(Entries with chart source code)
'''
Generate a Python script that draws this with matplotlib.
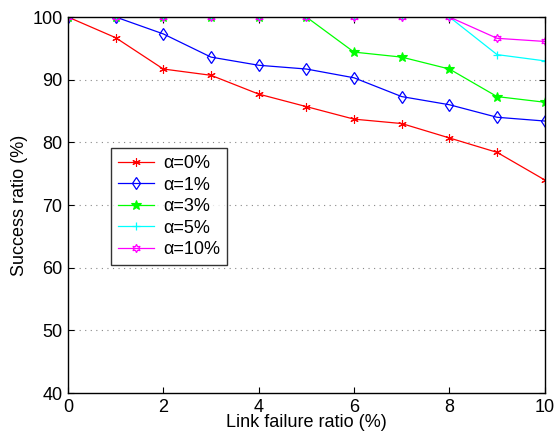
"""
Success ratio vs link failure ratio for several alpha values.
"""
import matplotlib
matplotlib.use('Agg')
import matplotlib.pyplot as plt

plt.rcParams['font.family'] = ['Liberation Sans', 'DejaVu Sans']

failure_ratio = [0, 1, 2, 3, 4, 5, 6, 7, 8, 9, 10]

alpha_0 = [100, 96.7, 91.7, 90.7, 87.7, 85.7, 83.7, 83.0, 80.7, 78.4, 74.0]
alpha_1 = [100, 100, 97.3, 93.6, 92.3, 91.7, 90.3, 87.3, 86.0, 84.0, 83.4]
alpha_3 = [100, 100, 100, 100, 100, 100, 94.4, 93.6, 91.7, 87.3, 86.4]
alpha_5 = [100, 100, 100, 100, 100, 100, 100, 100, 100, 94.0, 93.0]
alpha_10 = [100, 100, 100, 100, 100, 100, 100, 100, 100, 96.6, 96.1]

labels = ['α=0%', 'α=1%', 'α=3%', 'α=5%', 'α=10%']

fig = plt.figure(figsize=(5.57, 4.36), dpi=100)
ax = fig.add_axes([0.122, 0.0986, 0.856, 0.8624])

ax.plot(failure_ratio, alpha_0, color='#ff0000', lw=0.9, marker=(6, 2, 0),
        ms=6, mew=0.8, label=labels[0])
ax.plot(failure_ratio, alpha_1, color='#0000ff', lw=0.9, marker='d',
        ms=6, mew=0.9, mfc='none', label=labels[1])
ax.plot(failure_ratio, alpha_3, color='#00ff00', lw=0.9, marker='*',
        ms=7, mew=0.8, label=labels[2])
ax.plot(failure_ratio, alpha_5, color='#00ffff', lw=0.9, marker='+',
        ms=6, mew=0.9, label=labels[3])
ax.plot(failure_ratio, alpha_10, color='#ff00ff', lw=0.9, marker=(6, 1, 0),
        ms=6, mew=0.9, mfc='none', label=labels[4])

ax.set_xlim(0, 10)
ax.set_ylim(40, 100)
ax.set_xticks(range(0, 11, 2))
ax.set_yticks(range(40, 101, 10))
ax.tick_params(direction='in', top=True, right=True, labelsize=13, length=4)
ax.tick_params(axis='x', pad=4)
ax.tick_params(axis='y', pad=4)
for s in ax.spines.values():
    s.set_linewidth(1.0)

for yv in range(50, 100, 10):
    ax.axhline(yv, color='#888888', lw=0.8, ls=(0, (1, 4)), zorder=0)

ax.set_xlabel('Link failure ratio (%)', fontsize=13, labelpad=-1)
ax.set_ylabel('Success ratio (%)', fontsize=13, labelpad=3)

leg = ax.legend(loc='upper left', bbox_to_anchor=(0.09, 0.652), fontsize=13,
                frameon=True, fancybox=False, edgecolor='black',
                borderaxespad=0, handlelength=2.0, borderpad=0.4,
                labelspacing=0.25, handletextpad=0.5)
leg.get_frame().set_linewidth(1.0)

fig.savefig('out.png', dpi=100)
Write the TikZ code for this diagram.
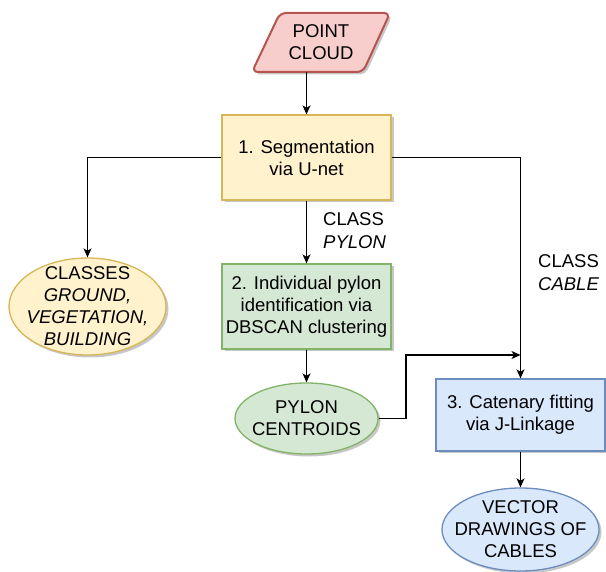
\documentclass[tikz,border=0pt]{standalone}
\usepackage{fontspec}
\setmainfont{Liberation Sans}
\usetikzlibrary{shapes.geometric,arrows.meta,shadows}
\definecolor{redfill}{HTML}{F8CECC}\definecolor{redline}{HTML}{B85450}
\definecolor{yelfill}{HTML}{FFF2CC}\definecolor{yelline}{HTML}{D6B656}
\definecolor{grnfill}{HTML}{D5E8D4}\definecolor{grnline}{HTML}{82B366}
\definecolor{blufill}{HTML}{DAE8FC}\definecolor{bluline}{HTML}{6C8EBF}
\tikzset{
  txt/.style={font=\fontsize{18.5}{22}\selectfont, align=center, inner sep=0pt},
  shd/.style={drop shadow={shadow xshift=2.5pt, shadow yshift=-2.5pt, opacity=0.22, fill=black}},
  procbox/.style={txt, rectangle, draw, line width=1.3pt, minimum width=169pt, shd},
  oval/.style={ellipse, draw, line width=1.3pt, inner sep=0pt, shd},
  conn/.style={draw, line width=1.3pt, -{Stealth[length=9pt,width=8pt,inset=2.5pt]}},
  lbl/.style={font=\fontsize{18.5}{23}\selectfont, align=left, inner sep=0pt, anchor=west}
}
\begin{document}
\begin{tikzpicture}[x=1pt,y=-1pt]
\useasboundingbox (0,0) rectangle (606,572);
% point cloud parallelogram
\draw[fill=redfill, draw=redline, line width=2pt, rounded corners=6pt, shd]
  (280,13) -- (390,13) -- (363,72) -- (252,72) -- cycle;
\node[txt, minimum height=59pt, minimum width=80pt] (pc) at (321,42.5) {POINT\\CLOUD};
% nodes
\node[procbox, fill=yelfill, draw=yelline, minimum height=85pt] (seg) at (306.5,157.5) {1. Segmentation\\via U-net};
\node[procbox, fill=grnfill, draw=grnline, minimum height=85pt] (dbs) at (306.5,306.5) {2. Individual pylon\\identification via\\DBSCAN clustering};
\node[procbox, fill=blufill, draw=bluline, minimum height=72pt] (cat) at (520.5,415) {3. Catenary fitting\\via J-Linkage};
\node[oval, fill=yelfill, draw=yelline, minimum width=157pt, minimum height=97pt] (cls) at (87.5,306.5) {};
\node[txt] (clsT) at (cls.center) {CLASSES\\\textit{GROUND,}\\\textit{VEGETATION,}\\\textit{BUILDING}};
\node[oval, fill=grnfill, draw=grnline, minimum width=143pt, minimum height=71pt] (cen) at (306.5,418.5) {};
\node[txt] (cenT) at (cen.center) {PYLON\\CENTROIDS};
\node[oval, fill=blufill, draw=bluline, minimum width=157pt, minimum height=83pt] (vec) at (520.5,529.5) {};
\node[txt] (vecT) at (vec.center) {VECTOR\\DRAWINGS OF\\CABLES};
% labels
\node[lbl] (lp) at (323,231) {CLASS\\\textit{PYLON}};
\node[lbl] (lc) at (538,273) {CLASS\\\textit{CABLE}};
% connectors
\coordinate (pcb) at (306.5,72);
\path[conn] (pcb) -- (seg.north);
\path[conn] (seg.west) -| (cls.north);
\path[conn] (seg.east) -| (cat.north);
\path[conn] (seg.south) -- (dbs.north);
\path[conn] (dbs.south) -- (cen.north);
\coordinate (bend) at (406,355);
\coordinate (mid) at (520.5,355);
\path[conn] (cen.east) -| (bend) -- (mid);
\path[conn] (cat.south) -- (vec.north);
\end{tikzpicture}
\end{document}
'''
Given request
Output the entries above exactly. Drop the pictures.

Solution to this problem
Generate a Python script that draws this with matplotlib.
"""
Success ratio vs link failure ratio for several alpha values.
"""
import matplotlib
matplotlib.use('Agg')
import matplotlib.pyplot as plt

plt.rcParams['font.family'] = ['Liberation Sans', 'DejaVu Sans']

failure_ratio = [0, 1, 2, 3, 4, 5, 6, 7, 8, 9, 10]

alpha_0 = [100, 96.7, 91.7, 90.7, 87.7, 85.7, 83.7, 83.0, 80.7, 78.4, 74.0]
alpha_1 = [100, 100, 97.3, 93.6, 92.3, 91.7, 90.3, 87.3, 86.0, 84.0, 83.4]
alpha_3 = [100, 100, 100, 100, 100, 100, 94.4, 93.6, 91.7, 87.3, 86.4]
alpha_5 = [100, 100, 100, 100, 100, 100, 100, 100, 100, 94.0, 93.0]
alpha_10 = [100, 100, 100, 100, 100, 100, 100, 100, 100, 96.6, 96.1]

labels = ['α=0%', 'α=1%', 'α=3%', 'α=5%', 'α=10%']

fig = plt.figure(figsize=(5.57, 4.36), dpi=100)
ax = fig.add_axes([0.122, 0.0986, 0.856, 0.8624])

ax.plot(failure_ratio, alpha_0, color='#ff0000', lw=0.9, marker=(6, 2, 0),
        ms=6, mew=0.8, label=labels[0])
ax.plot(failure_ratio, alpha_1, color='#0000ff', lw=0.9, marker='d',
        ms=6, mew=0.9, mfc='none', label=labels[1])
ax.plot(failure_ratio, alpha_3, color='#00ff00', lw=0.9, marker='*',
        ms=7, mew=0.8, label=labels[2])
ax.plot(failure_ratio, alpha_5, color='#00ffff', lw=0.9, marker='+',
        ms=6, mew=0.9, label=labels[3])
ax.plot(failure_ratio, alpha_10, color='#ff00ff', lw=0.9, marker=(6, 1, 0),
        ms=6, mew=0.9, mfc='none', label=labels[4])

ax.set_xlim(0, 10)
ax.set_ylim(40, 100)
ax.set_xticks(range(0, 11, 2))
ax.set_yticks(range(40, 101, 10))
ax.tick_params(direction='in', top=True, right=True, labelsize=13, length=4)
ax.tick_params(axis='x', pad=4)
ax.tick_params(axis='y', pad=4)
for s in ax.spines.values():
    s.set_linewidth(1.0)

for yv in range(50, 100, 10):
    ax.axhline(yv, color='#888888', lw=0.8, ls=(0, (1, 4)), zorder=0)

ax.set_xlabel('Link failure ratio (%)', fontsize=13, labelpad=-1)
ax.set_ylabel('Success ratio (%)', fontsize=13, labelpad=3)

leg = ax.legend(loc='upper left', bbox_to_anchor=(0.09, 0.652), fontsize=13,
                frameon=True, fancybox=False, edgecolor='black',
                borderaxespad=0, handlelength=2.0, borderpad=0.4,
                labelspacing=0.25, handletextpad=0.5)
leg.get_frame().set_linewidth(1.0)

fig.savefig('out.png', dpi=100)
Write the TikZ code for this diagram.
\documentclass[tikz,border=0pt]{standalone}
\usepackage{fontspec}
\setmainfont{Liberation Sans}
\usetikzlibrary{shapes.geometric,arrows.meta,shadows}
\definecolor{redfill}{HTML}{F8CECC}\definecolor{redline}{HTML}{B85450}
\definecolor{yelfill}{HTML}{FFF2CC}\definecolor{yelline}{HTML}{D6B656}
\definecolor{grnfill}{HTML}{D5E8D4}\definecolor{grnline}{HTML}{82B366}
\definecolor{blufill}{HTML}{DAE8FC}\definecolor{bluline}{HTML}{6C8EBF}
\tikzset{
  txt/.style={font=\fontsize{18.5}{22}\selectfont, align=center, inner sep=0pt},
  shd/.style={drop shadow={shadow xshift=2.5pt, shadow yshift=-2.5pt, opacity=0.22, fill=black}},
  procbox/.style={txt, rectangle, draw, line width=1.3pt, minimum width=169pt, shd},
  oval/.style={ellipse, draw, line width=1.3pt, inner sep=0pt, shd},
  conn/.style={draw, line width=1.3pt, -{Stealth[length=9pt,width=8pt,inset=2.5pt]}},
  lbl/.style={font=\fontsize{18.5}{23}\selectfont, align=left, inner sep=0pt, anchor=west}
}
\begin{document}
\begin{tikzpicture}[x=1pt,y=-1pt]
\useasboundingbox (0,0) rectangle (606,572);
% point cloud parallelogram
\draw[fill=redfill, draw=redline, line width=2pt, rounded corners=6pt, shd]
  (280,13) -- (390,13) -- (363,72) -- (252,72) -- cycle;
\node[txt, minimum height=59pt, minimum width=80pt] (pc) at (321,42.5) {POINT\\CLOUD};
% nodes
\node[procbox, fill=yelfill, draw=yelline, minimum height=85pt] (seg) at (306.5,157.5) {1. Segmentation\\via U-net};
\node[procbox, fill=grnfill, draw=grnline, minimum height=85pt] (dbs) at (306.5,306.5) {2. Individual pylon\\identification via\\DBSCAN clustering};
\node[procbox, fill=blufill, draw=bluline, minimum height=72pt] (cat) at (520.5,415) {3. Catenary fitting\\via J-Linkage};
\node[oval, fill=yelfill, draw=yelline, minimum width=157pt, minimum height=97pt] (cls) at (87.5,306.5) {};
\node[txt] (clsT) at (cls.center) {CLASSES\\\textit{GROUND,}\\\textit{VEGETATION,}\\\textit{BUILDING}};
\node[oval, fill=grnfill, draw=grnline, minimum width=143pt, minimum height=71pt] (cen) at (306.5,418.5) {};
\node[txt] (cenT) at (cen.center) {PYLON\\CENTROIDS};
\node[oval, fill=blufill, draw=bluline, minimum width=157pt, minimum height=83pt] (vec) at (520.5,529.5) {};
\node[txt] (vecT) at (vec.center) {VECTOR\\DRAWINGS OF\\CABLES};
% labels
\node[lbl] (lp) at (323,231) {CLASS\\\textit{PYLON}};
\node[lbl] (lc) at (538,273) {CLASS\\\textit{CABLE}};
% connectors
\coordinate (pcb) at (306.5,72);
\path[conn] (pcb) -- (seg.north);
\path[conn] (seg.west) -| (cls.north);
\path[conn] (seg.east) -| (cat.north);
\path[conn] (seg.south) -- (dbs.north);
\path[conn] (dbs.south) -- (cen.north);
\coordinate (bend) at (406,355);
\coordinate (mid) at (520.5,355);
\path[conn] (cen.east) -| (bend) -- (mid);
\path[conn] (cat.south) -- (vec.north);
\end{tikzpicture}
\end{document}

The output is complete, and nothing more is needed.